Malgré tout, il existe encore des fidèles au circuit de la Ryder Cup. Rory McIlroy, l’âme de la Ryder Cup et le fer de lance de l’équipe européenne, témoigne d’un amour historique pour cette compétition. En octobre dernier, l’Europe a remporté sa 15ème victoire à la Ryder Cup et pris par une émotion intense, il s’exprimait : « J’aimerais penser que la Ryder Cup représente autant pour eux (les joueurs qui partent sur le LIV) que pour moi » .

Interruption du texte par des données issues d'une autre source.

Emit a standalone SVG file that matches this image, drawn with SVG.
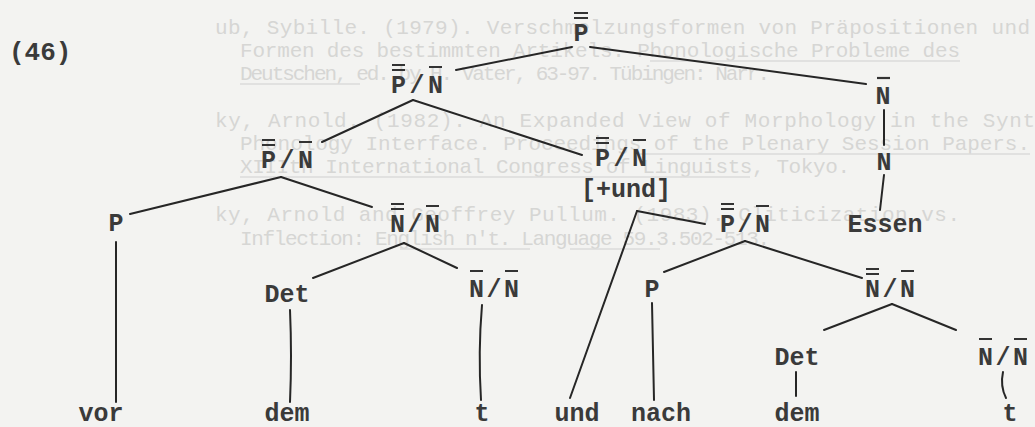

Enfin, la question de la Ryder Cup, “si chère” à Rahm, se pose également cart il pourrait en être privé à l’avenir si la situation actuelle persiste. Rory McIlroy a réagi avec un soupçon d’amertume au départ de Rahm, qui va jouer à Bethpage (New York) en 2025. « Suite à cette décision, le Tour européen devra réviser les critères d’éligibilité en Ryder Cup », a souligné McIlroy, s’exprimant ainsi sur le départ de Rahm, qui ne se limitait pas seulement à être un coéquipier au sein de l’équipe européenne, mais qui occupait une place bien plus significative.
Au-delà de la surprise suscitée par Jon Rahm, qui a captivé de nombreux passionnés, son départ pourrait avoir une influence significative sur d’autres golfeurs, les incitant à rejoindre la LIV. Des rumeurs circulent concernant les possibles départs de Patrick Cantlay, Xander Schauffele, Tyrrell Hatton ou Tony Finau, semant l’inquiétude au sein du PGA Tour. Toutefois, compte tenu de la renommée du numéro 3 mondial, les golfeurs de la LIV espèrent une atténuation des sanctions énoncées par le circuit historique américano-européen.